SHORT PROBLEM —
Return the whole listing, keeping every character the same.

GIVEN MATERIAL —
········

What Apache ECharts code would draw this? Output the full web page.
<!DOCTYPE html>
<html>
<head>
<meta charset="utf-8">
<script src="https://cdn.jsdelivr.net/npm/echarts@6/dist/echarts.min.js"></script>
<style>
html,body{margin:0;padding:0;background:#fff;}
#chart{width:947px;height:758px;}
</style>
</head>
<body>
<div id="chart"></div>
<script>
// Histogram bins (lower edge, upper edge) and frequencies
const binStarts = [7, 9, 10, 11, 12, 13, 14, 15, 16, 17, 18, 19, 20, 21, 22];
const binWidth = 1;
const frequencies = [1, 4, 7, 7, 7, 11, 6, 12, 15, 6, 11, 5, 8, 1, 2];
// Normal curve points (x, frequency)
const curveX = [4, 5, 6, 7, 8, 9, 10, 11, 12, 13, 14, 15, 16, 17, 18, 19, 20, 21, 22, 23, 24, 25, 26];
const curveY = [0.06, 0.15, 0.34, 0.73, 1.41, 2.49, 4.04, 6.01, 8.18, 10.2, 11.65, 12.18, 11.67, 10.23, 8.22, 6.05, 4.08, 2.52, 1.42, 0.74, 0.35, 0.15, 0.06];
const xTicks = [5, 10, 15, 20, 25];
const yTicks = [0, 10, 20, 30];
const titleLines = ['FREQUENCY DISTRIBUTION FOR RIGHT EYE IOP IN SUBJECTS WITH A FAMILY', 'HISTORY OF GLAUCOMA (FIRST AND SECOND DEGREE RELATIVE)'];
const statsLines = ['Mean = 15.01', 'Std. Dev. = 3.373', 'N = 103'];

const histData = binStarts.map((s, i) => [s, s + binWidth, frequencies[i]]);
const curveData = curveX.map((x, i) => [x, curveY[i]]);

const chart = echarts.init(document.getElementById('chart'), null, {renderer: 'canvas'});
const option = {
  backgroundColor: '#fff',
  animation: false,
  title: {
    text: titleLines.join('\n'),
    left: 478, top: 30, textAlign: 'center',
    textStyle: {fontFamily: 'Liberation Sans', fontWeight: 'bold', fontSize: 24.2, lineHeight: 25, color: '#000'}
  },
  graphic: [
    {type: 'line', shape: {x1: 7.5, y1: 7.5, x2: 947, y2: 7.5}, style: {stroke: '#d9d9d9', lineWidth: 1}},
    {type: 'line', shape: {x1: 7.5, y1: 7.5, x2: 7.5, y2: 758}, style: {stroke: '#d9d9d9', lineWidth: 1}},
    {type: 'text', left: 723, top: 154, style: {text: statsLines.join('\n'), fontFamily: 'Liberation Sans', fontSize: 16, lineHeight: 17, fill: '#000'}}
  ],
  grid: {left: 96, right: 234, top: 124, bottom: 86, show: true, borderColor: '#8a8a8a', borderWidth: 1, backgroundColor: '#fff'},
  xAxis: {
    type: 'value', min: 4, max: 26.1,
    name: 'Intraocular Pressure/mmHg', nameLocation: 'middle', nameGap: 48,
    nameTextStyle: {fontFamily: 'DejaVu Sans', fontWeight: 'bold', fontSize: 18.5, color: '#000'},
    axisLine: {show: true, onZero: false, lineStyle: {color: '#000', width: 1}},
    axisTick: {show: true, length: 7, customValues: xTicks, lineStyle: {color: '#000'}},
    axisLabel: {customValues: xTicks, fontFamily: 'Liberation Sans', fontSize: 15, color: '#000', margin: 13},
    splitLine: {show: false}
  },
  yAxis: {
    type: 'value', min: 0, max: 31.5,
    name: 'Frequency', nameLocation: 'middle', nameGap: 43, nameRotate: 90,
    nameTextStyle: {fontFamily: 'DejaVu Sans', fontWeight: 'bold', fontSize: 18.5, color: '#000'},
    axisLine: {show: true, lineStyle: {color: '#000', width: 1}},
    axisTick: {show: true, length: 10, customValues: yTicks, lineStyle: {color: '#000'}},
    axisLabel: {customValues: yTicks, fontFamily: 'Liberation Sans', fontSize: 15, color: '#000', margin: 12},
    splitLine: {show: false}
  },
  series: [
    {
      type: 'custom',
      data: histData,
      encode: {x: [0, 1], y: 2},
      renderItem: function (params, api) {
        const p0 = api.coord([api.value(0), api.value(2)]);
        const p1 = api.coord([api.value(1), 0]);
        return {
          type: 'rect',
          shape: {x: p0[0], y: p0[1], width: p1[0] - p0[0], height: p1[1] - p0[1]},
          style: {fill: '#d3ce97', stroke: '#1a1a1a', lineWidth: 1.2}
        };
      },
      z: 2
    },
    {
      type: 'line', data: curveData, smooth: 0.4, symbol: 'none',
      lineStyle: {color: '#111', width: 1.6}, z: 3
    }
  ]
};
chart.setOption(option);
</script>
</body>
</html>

········

SOLUTION FOR THIS PROBLEM —
What Apache ECharts code would draw this? Output the full web page.
<!DOCTYPE html>
<html>
<head>
<meta charset="utf-8">
<script src="https://cdn.jsdelivr.net/npm/echarts@6/dist/echarts.min.js"></script>
<style>
html,body{margin:0;padding:0;background:#fff;}
#chart{width:947px;height:758px;}
</style>
</head>
<body>
<div id="chart"></div>
<script>
// Histogram bins (lower edge, upper edge) and frequencies
const binStarts = [7, 9, 10, 11, 12, 13, 14, 15, 16, 17, 18, 19, 20, 21, 22];
const binWidth = 1;
const frequencies = [1, 4, 7, 7, 7, 11, 6, 12, 15, 6, 11, 5, 8, 1, 2];
// Normal curve points (x, frequency)
const curveX = [4, 5, 6, 7, 8, 9, 10, 11, 12, 13, 14, 15, 16, 17, 18, 19, 20, 21, 22, 23, 24, 25, 26];
const curveY = [0.06, 0.15, 0.34, 0.73, 1.41, 2.49, 4.04, 6.01, 8.18, 10.2, 11.65, 12.18, 11.67, 10.23, 8.22, 6.05, 4.08, 2.52, 1.42, 0.74, 0.35, 0.15, 0.06];
const xTicks = [5, 10, 15, 20, 25];
const yTicks = [0, 10, 20, 30];
const titleLines = ['FREQUENCY DISTRIBUTION FOR RIGHT EYE IOP IN SUBJECTS WITH A FAMILY', 'HISTORY OF GLAUCOMA (FIRST AND SECOND DEGREE RELATIVE)'];
const statsLines = ['Mean = 15.01', 'Std. Dev. = 3.373', 'N = 103'];

const histData = binStarts.map((s, i) => [s, s + binWidth, frequencies[i]]);
const curveData = curveX.map((x, i) => [x, curveY[i]]);

const chart = echarts.init(document.getElementById('chart'), null, {renderer: 'canvas'});
const option = {
  backgroundColor: '#fff',
  animation: false,
  title: {
    text: titleLines.join('\n'),
    left: 478, top: 30, textAlign: 'center',
    textStyle: {fontFamily: 'Liberation Sans', fontWeight: 'bold', fontSize: 24.2, lineHeight: 25, color: '#000'}
  },
  graphic: [
    {type: 'line', shape: {x1: 7.5, y1: 7.5, x2: 947, y2: 7.5}, style: {stroke: '#d9d9d9', lineWidth: 1}},
    {type: 'line', shape: {x1: 7.5, y1: 7.5, x2: 7.5, y2: 758}, style: {stroke: '#d9d9d9', lineWidth: 1}},
    {type: 'text', left: 723, top: 154, style: {text: statsLines.join('\n'), fontFamily: 'Liberation Sans', fontSize: 16, lineHeight: 17, fill: '#000'}}
  ],
  grid: {left: 96, right: 234, top: 124, bottom: 86, show: true, borderColor: '#8a8a8a', borderWidth: 1, backgroundColor: '#fff'},
  xAxis: {
    type: 'value', min: 4, max: 26.1,
    name: 'Intraocular Pressure/mmHg', nameLocation: 'middle', nameGap: 48,
    nameTextStyle: {fontFamily: 'DejaVu Sans', fontWeight: 'bold', fontSize: 18.5, color: '#000'},
    axisLine: {show: true, onZero: false, lineStyle: {color: '#000', width: 1}},
    axisTick: {show: true, length: 7, customValues: xTicks, lineStyle: {color: '#000'}},
    axisLabel: {customValues: xTicks, fontFamily: 'Liberation Sans', fontSize: 15, color: '#000', margin: 13},
    splitLine: {show: false}
  },
  yAxis: {
    type: 'value', min: 0, max: 31.5,
    name: 'Frequency', nameLocation: 'middle', nameGap: 43, nameRotate: 90,
    nameTextStyle: {fontFamily: 'DejaVu Sans', fontWeight: 'bold', fontSize: 18.5, color: '#000'},
    axisLine: {show: true, lineStyle: {color: '#000', width: 1}},
    axisTick: {show: true, length: 10, customValues: yTicks, lineStyle: {color: '#000'}},
    axisLabel: {customValues: yTicks, fontFamily: 'Liberation Sans', fontSize: 15, color: '#000', margin: 12},
    splitLine: {show: false}
  },
  series: [
    {
      type: 'custom',
      data: histData,
      encode: {x: [0, 1], y: 2},
      renderItem: function (params, api) {
        const p0 = api.coord([api.value(0), api.value(2)]);
        const p1 = api.coord([api.value(1), 0]);
        return {
          type: 'rect',
          shape: {x: p0[0], y: p0[1], width: p1[0] - p0[0], height: p1[1] - p0[1]},
          style: {fill: '#d3ce97', stroke: '#1a1a1a', lineWidth: 1.2}
        };
      },
      z: 2
    },
    {
      type: 'line', data: curveData, smooth: 0.4, symbol: 'none',
      lineStyle: {color: '#111', width: 1.6}, z: 3
    }
  ]
};
chart.setOption(option);
</script>
</body>
</html>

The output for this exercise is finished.